Embaixador do Brasil no Quênia, Silvio
Albuquerque contou que a morte de Elizabeth II foi recebida com “respeito e
lamento” em Nairóbi. Foi durante viagem ao país, em fevereiro de 1952, que
Elizabeth soube da morte do pai, o rei George VI, a quem sucederia. No país
africano, que se tornou independente em 1963, vivem 250 mil cidadãos
britânicos; no Reino Unido,
200 mil quenianos. Conta Albuquerque:
— Profundas marcas foram deixadas aqui,
para o bem e para o mal. Hoje, historiadores, políticos e intelectuais
quenianos frequentemente lembram que o passado colonial, acompanhado de brutal
repressão, confisco de terra e segregação dos povos locais, não pode ser
esquecido.
Recentemente, o presidente do Quênia, Uhuru
Kenyatta, declarou:
— A escuridão desta “guerra suja” e sua
marca na psique de nossa nação permanecerão vivas em nossas memórias para
sempre. Devemos perdoar, mas nunca podemos esquecer.
O governante repetiu lema eternizado por
Nelson Mandela, ex-presidente da África do Sul,
Nobel da Paz em 1993, símbolo da luta contra o apartheid. É recado que serve ao
Quênia. E ao Brasil do Bicentenário da Independência.

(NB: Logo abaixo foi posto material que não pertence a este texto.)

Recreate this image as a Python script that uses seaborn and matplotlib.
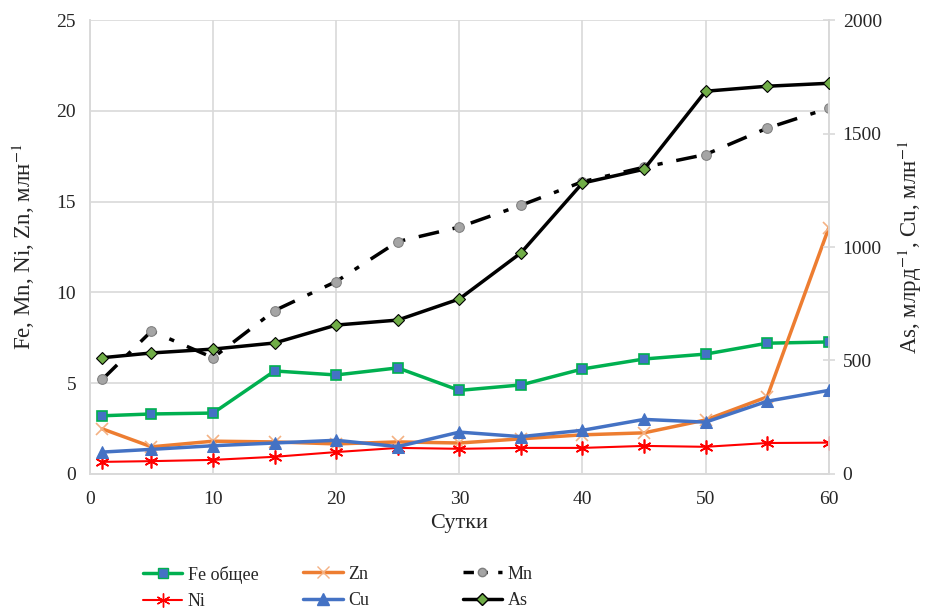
import matplotlib
matplotlib.use('Agg')
import matplotlib.pyplot as plt
import seaborn as sns
from matplotlib.lines import Line2D

# Data
days = [1, 5, 10, 15, 20, 25, 30, 35, 40, 45, 50, 55, 60]
fe = [3.2, 3.3, 3.35, 5.67, 5.45, 5.84, 4.6, 4.9, 5.78, 6.33, 6.6, 7.2, 7.27]
zn = [2.48, 1.49, 1.8, 1.76, 1.65, 1.76, 1.7, 1.93, 2.15, 2.26, 2.97, 4.24, 13.55]
mn = [5.2, 7.87, 6.4, 9.0, 10.6, 12.8, 13.6, 14.8, 16.1, 16.9, 17.6, 19.05, 20.15]
ni = [0.66, 0.7, 0.77, 0.94, 1.2, 1.43, 1.38, 1.43, 1.43, 1.54, 1.49, 1.7, 1.72]
# right axis (As, млрд^-1 ; Cu, млн^-1 on the same right scale)
cu = [96, 108, 124, 136, 148, 120, 184, 164, 192, 240, 228, 320, 368]
as_ = [512, 533, 550, 577, 656, 678, 771, 974, 1282, 1343, 1687, 1709, 1722]

sns.set_style('white')
plt.rcParams['font.family'] = ['Liberation Serif', 'DejaVu Serif']
plt.rcParams['mathtext.fontset'] = 'stix'

fig = plt.figure(figsize=(9.27, 6.13), dpi=100)
ax = fig.add_axes([0.097, 0.227, 0.797, 0.740])
ax2 = ax.twinx()

grid_c = '#d9d9d9'
txt_c = '#262626'

# left-axis series
sns.lineplot(x=days, y=fe, ax=ax, color='#00B050', lw=2.5, marker='s', ms=7,
             mfc='#4472C4', mec='#00B050', mew=1.2, zorder=3)
sns.lineplot(x=days, y=zn, ax=ax, color='#ED7D31', lw=2.5, marker='x', ms=8,
             mec='#F4B183', mew=1.2, zorder=3)
sns.lineplot(x=days, y=ni, ax=ax, color='#FF0000', lw=1.5, marker=(6, 2, 0), ms=10,
             mec='#FF0000', mew=1.2, zorder=3)
sns.lineplot(x=days, y=mn, ax=ax, color='black', lw=2.5, linestyle=(0, (6, 4, 1.5, 4)),
             marker='o', ms=7, mfc='#A5A5A5', mec='#7f7f7f', zorder=2)

# right-axis series
sns.lineplot(x=days, y=cu, ax=ax2, color='#4472C4', lw=2.5, marker='^', ms=9,
             mfc='#4472C4', mec='#4472C4', zorder=3)
sns.lineplot(x=days, y=as_, ax=ax2, color='black', lw=2.5, marker='D', ms=6,
             mfc='#70AD47', mec='black', mew=0.8, zorder=4)

ax.set_xlim(0, 60)
ax.set_ylim(0, 25)
ax2.set_ylim(0, 2000)
ax.set_xticks(range(0, 61, 10))
ax.set_yticks(range(0, 26, 5))
ax2.set_yticks(range(0, 2001, 500))

ax.grid(True, color=grid_c, lw=1.2)
ax.set_axisbelow(True)
for a in (ax, ax2):
    for s in a.spines.values():
        s.set_color(grid_c)
        s.set_linewidth(1.2)
ax.spines['top'].set_visible(False)
ax2.spines['top'].set_visible(False)

ax.tick_params(axis='y', length=0, labelsize=14, colors=txt_c, pad=10)
ax.tick_params(axis='x', length=0, labelsize=14, colors=txt_c, pad=12)
ax2.tick_params(axis='y', direction='inout', length=8, color=grid_c, width=1.2,
                labelsize=14, labelcolor=txt_c, pad=6)

ax.set_xlabel('Сутки', fontsize=16, color=txt_c, labelpad=5)
ax.set_ylabel('Fe, Mn, Ni, Zn, млн$^{-1}$', fontsize=16.5, color=txt_c, labelpad=14)
ax2.set_ylabel('As, млрд$^{-1}$, Cu, млн$^{-1}$', fontsize=16.5, color=txt_c, labelpad=10)

# legend, three columns placed separately
def h(color, lw, marker, ms, mfc=None, mec=None, ls='-'):
    return Line2D([], [], color=color, lw=lw, marker=marker, ms=ms, ls=ls,
                  mfc=mfc if mfc else color, mec=mec if mec else color)

cols = [
    ([h('#00B050', 2.5, 's', 7, '#4472C4', '#00B050'), h('#FF0000', 1.5, (6, 2, 0), 10)],
     ['Fe общее', 'Ni'], 0.154),
    ([h('#ED7D31', 2.5, 'x', 8, None, '#F4B183'), h('#4472C4', 2.5, '^', 9)],
     ['Zn', 'Cu'], 0.327),
    ([h('black', 2.5, 'o', 6, '#A5A5A5', '#7f7f7f', ls=(0, (3, 3, 1, 3))),
      h('black', 2.5, 'D', 6, '#70AD47', 'black')],
     ['Mn', 'As'], 0.499),
]
for handles, labels, x0 in cols:
    fig.legend(handles, labels, loc='upper left', bbox_to_anchor=(x0, 0.077),
               bbox_transform=fig.transFigure, frameon=False, fontsize=13,
               handlelength=2.2, handletextpad=0.3, labelspacing=0.5,
               borderpad=0, borderaxespad=0)

fig.savefig('out.png', dpi=100)
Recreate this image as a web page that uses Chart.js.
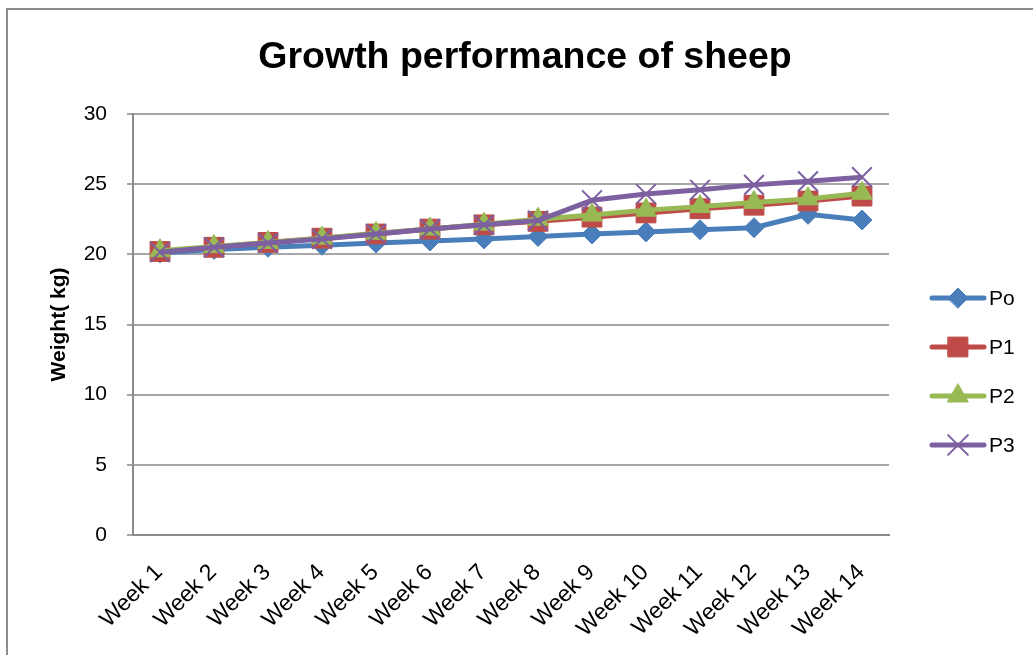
<!DOCTYPE html>
<html>
<head>
<meta charset="utf-8">
<script src="https://cdn.jsdelivr.net/npm/chart.js@4/dist/chart.umd.min.js"></script>
<style>
	body { margin: 0; background: #fff; }
	#wrap { position: relative; width: 1033px; height: 655px; }
	#frame { position: absolute; left: 6px; top: 8px; width: 1040px; height: 660px; border-left: 2px solid #8c8c8c; border-top: 2px solid #8c8c8c; }
	canvas { position: absolute; left: 0; top: 0; }
</style>
</head>
<body>
<div id="wrap">
	<div id="frame"></div>
	<canvas id="chart" width="1033" height="655"></canvas>
</div>
<script>
var weeks=["Week 1","Week 2","Week 3","Week 4","Week 5","Week 6","Week 7","Week 8","Week 9","Week 10","Week 11","Week 12","Week 13","Week 14"];
var po=[20.1, 20.35, 20.5, 20.65, 20.8, 20.95, 21.1, 21.27, 21.45, 21.6, 21.75, 21.9, 22.85, 22.45];
var p1=[20.2, 20.5, 20.85, 21.15, 21.45, 21.8, 22.1, 22.35, 22.65, 22.95, 23.25, 23.5, 23.8, 24.15];
var p2=[20.25, 20.55, 20.85, 21.15, 21.5, 21.8, 22.15, 22.5, 22.8, 23.15, 23.4, 23.7, 23.95, 24.35];
var p3=[20.15, 20.5, 20.8, 21.1, 21.45, 21.8, 22.1, 22.4, 23.85, 24.3, 24.6, 24.95, 25.2, 25.5];
var yTicks=[0,5,10,15,20,25,30];

var FONT="'Liberation Sans', Arial, sans-serif";

function series(label, data, color, style, radius, order) {
	return {
		label: label,
		data: data,
		order: order,
		borderColor: color,
		backgroundColor: color,
		borderWidth: 5,
		pointStyle: style,
		pointRadius: radius,
		pointHoverRadius: radius,
		pointBackgroundColor: color,
		pointBorderColor: color,
		pointBorderWidth: style=="crossRot" ? 2 : 1,
		tension: 0
	};
}

// legend drawn by hand: line with marker, like the spreadsheet one
var sideLegend={
	id: 'sideLegend',
	afterDraw: function(chart) {
		var ctx=chart.ctx;
		var sets=chart.data.datasets;
		for (var i=0; i<sets.length; i++) {
			var ds=sets[i];
			var y=298+i*49;
			ctx.save();
			ctx.strokeStyle=ds.borderColor;
			ctx.lineWidth=5;
			ctx.lineCap='round';
			ctx.beginPath();
			ctx.moveTo(932, y);
			ctx.lineTo(984, y);
			ctx.stroke();
			ctx.fillStyle=ds.pointBackgroundColor;
			ctx.strokeStyle=ds.pointBorderColor;
			ctx.lineWidth=ds.pointBorderWidth;
			Chart.helpers.drawPoint(ctx, {pointStyle: ds.pointStyle, radius: ds.pointRadius, borderWidth: ds.pointBorderWidth}, 958, y);
			ctx.fillStyle='#000';
			ctx.font='21px '+FONT;
			ctx.textBaseline='middle';
			ctx.textAlign='left';
			ctx.fillText(ds.label, 989, y+1);
			ctx.restore();
		}
	}
};

window.onload=function() {
	var chart=new Chart(document.getElementById('chart').getContext('2d'), {
		type: 'line',
		data: {
			labels: weeks,
			datasets: [
				// later series sit on top, as in the spreadsheet
				series("Po", po, "#4a7ebb", "rectRot", 10, 4),
				series("P1", p1, "#be4b48", "rect", 14, 3),
				series("P2", p2, "#98b954", "triangle", 12, 2),
				series("P3", p3, "#7d60a0", "crossRot", 14, 1)
			]
		},
		options: {
			responsive: false,
			animation: false,
			layout: { padding: { left: 20, right: 3, top: 20, bottom: 8 } },
			plugins: {
				legend: { display: false },
				tooltip: { enabled: false },
				title: {
					display: true,
					text: "Growth performance of sheep",
					color: '#000',
					font: { family: FONT, size: 37.5, weight: 'bold' },
					padding: { top: 15, bottom: 34 }
				}
			},
			scales: {
				x: {
					offset: true,
					grid: { display: false },
					border: { display: true, color: '#8c8c8c', width: 2 },
					ticks: {
						color: '#000',
						font: { family: FONT, size: 23 },
						maxRotation: 45,
						minRotation: 45,
						autoSkip: false,
						padding: 16,
						labelOffset: -1
					},
					// rotated labels may hang past the plot edges, as in the original
					afterFit: function(axis) { axis.paddingLeft=0; axis.paddingRight=0; axis.height=112; }
				},
				y: {
					min: 0,
					max: 30,
					afterBuildTicks: function(axis) {
						axis.ticks=yTicks.map(function(v) { return {value: v}; });
					},
					grid: { color: '#a6a6a6', lineWidth: 2, tickLength: 6 },
					border: { display: true, color: '#8c8c8c', width: 2 },
					ticks: {
						color: '#000',
						font: { family: FONT, size: 21 },
						padding: 20
					},
					title: {
						display: true,
						text: "Weight( kg)",
						color: '#000',
						font: { family: FONT, size: 21, weight: 'bold' },
						padding: { top: 27, bottom: 11 }
					},
					// chart.js counts the tick padding twice; keep the axis tight
					afterFit: function(axis) { axis.width=113; }
				},
				// empty axis on the right, keeps room for the legend
				legendRoom: {
					type: 'linear',
					position: 'right',
					display: true,
					grid: { display: false, drawTicks: false },
					border: { display: false },
					ticks: { display: false },
					afterFit: function(axis) { axis.width=141; }
				}
			}
		},
		plugins: [sideLegend]
	});
}
</script>
</body>
</html>
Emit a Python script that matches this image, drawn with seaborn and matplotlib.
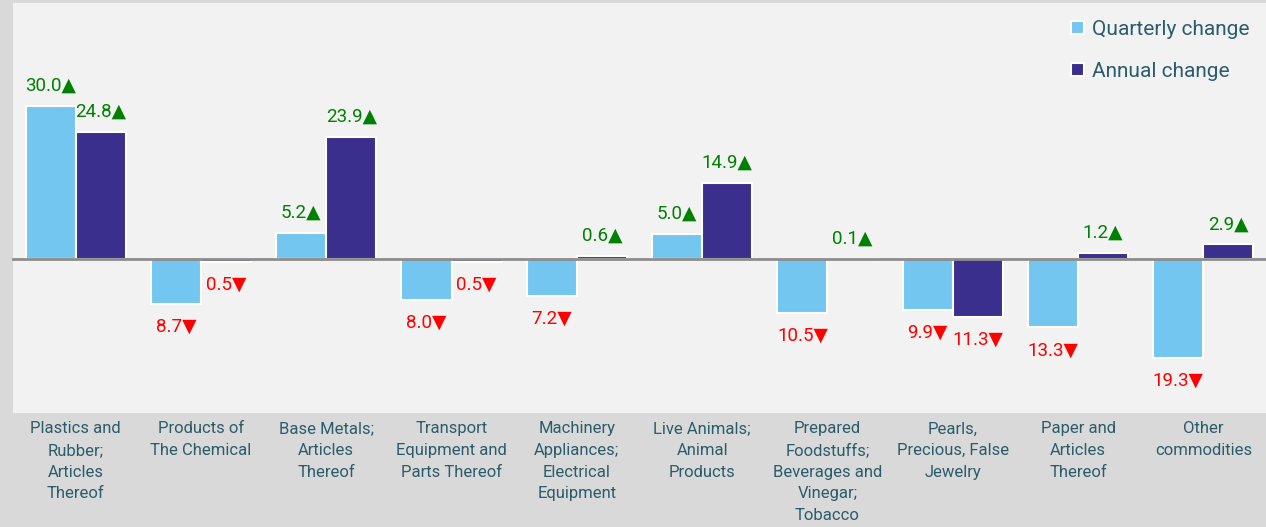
import matplotlib
matplotlib.use('Agg')
import matplotlib.pyplot as plt
import seaborn as sns
import pandas as pd
import numpy as np

# data
categories = ['Plastics and\nRubber;\nArticles\nThereof',
              'Products of\nThe Chemical',
              'Base Metals;\nArticles\nThereof',
              'Transport\nEquipment and\nParts Thereof',
              'Machinery\nAppliances;\nElectrical\nEquipment',
              'Live Animals;\nAnimal\nProducts',
              'Prepared\nFoodstuffs;\nBeverages and\nVinegar;\nTobacco',
              'Pearls,\nPrecious, False\nJewelry',
              'Paper and\nArticles\nThereof',
              'Other\ncommodities']
quarterly = [30.0, -8.7, 5.2, -8.0, -7.2, 5.0, -10.5, -9.9, -13.3, -19.3]
annual = [24.8, -0.5, 23.9, -0.5, 0.6, 14.9, 0.1, -11.3, 1.2, 2.9]
series_names = ['Quarterly change', 'Annual change']

df = pd.DataFrame({
    'category': categories * 2,
    'value': quarterly + annual,
    'series': [series_names[0]] * len(categories) + [series_names[1]] * len(categories),
})

text_col = '#2a5c6b'
line_col = '#8c8c8c'

sns.set_style('white')
plt.rcParams['font.family'] = ['Roboto', 'DejaVu Sans']

fig = plt.figure(figsize=(12.66, 5.27), dpi=100, facecolor='#d9d9d9')
ax = fig.add_axes([13 / 1266, 114 / 527, 1253 / 1266, 410 / 527])
ax.set_facecolor('#f2f2f2')

sns.barplot(data=df, x='category', y='value', hue='series',
            palette=['#73c6ef', '#3b2f8d'], saturation=1,
            edgecolor='white', linewidth=1.5, width=0.8, ax=ax)

# value labels, arrows and colour by sign
for container, vals in zip(ax.containers, [quarterly, annual]):
    pos = [f'{v:.1f}\u25b2' if v >= 0 else '' for v in vals]
    neg = [f'{abs(v):.1f}\u25bc' if v < 0 else '' for v in vals]
    ax.bar_label(container, labels=pos, padding=8, fontsize=13.5, color='#008000')
    ax.bar_label(container, labels=neg, padding=10, fontsize=13.5, color='#ff0000')

ax.set_ylim(-30, 50)
ax.set_xlim(-0.5, 9.5)
ax.set_xlabel('')
ax.set_ylabel('')
ax.set_yticks([])

for s in ['top', 'right', 'left']:
    ax.spines[s].set_visible(False)
ax.spines['bottom'].set_position(('data', 0))
ax.spines['bottom'].set_color(line_col)
ax.spines['bottom'].set_linewidth(2)

ax.set_xticks(range(len(categories)))
ax.set_xticklabels([])
ax.tick_params(axis='x', which='major', length=0)
ax.set_xticks(np.arange(-0.5, len(categories), 1), minor=True)
ax.tick_params(axis='x', which='minor', length=5, width=1.5, color=line_col, direction='out')

# category labels at the bottom of the plot area
sec = ax.secondary_xaxis('bottom')
sec.set_xticks(range(len(categories)))
sec.set_xticklabels(categories)
sec.tick_params(axis='x', length=0, pad=6, labelsize=12, labelcolor=text_col)
sec.spines['bottom'].set_visible(False)
plt.setp(sec.get_xticklabels(), linespacing=1.55)

handles, labels = ax.get_legend_handles_labels()
ax.legend(handles, labels, loc='upper right', frameon=False, fontsize=15,
          labelcolor=text_col, handlelength=0.6, handleheight=0.6,
          handletextpad=0.4, labelspacing=1.1, borderaxespad=0.4)

fig.savefig('out.png', dpi=100, facecolor=fig.get_facecolor())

Perdoar, sem nunca esquecer? Difícil... Os britânicos e sua rainha recentemente morta são responsáveis pelo passado colonial, acompanhado de brutal repressão, confisco de terras e riquezas, segregação dos povos locais. Portugal fez o mesmo em nosso país. Elizabeth II foi mais diplomática que seus antecessores e até angariou simpatia entre muitos súditos. No Brasil, Bolsonaro ainda tem apoio de quase 1/3 dos eleitores depois de todos os crimes e as barbaridades e mentiras do seu DESgoverno. Parece que os explorados e enganados mantêm mesmo uma certa dependência dos poderosos que lhes causaram tanto mal e sofrimento! Jamais esqueceremos Bolsonaro! Perdoá-lo? Talvez depois que ele passe uns 30 anos na cadeia... Pode fazer jus a um perdão presidencial a partir de 2053!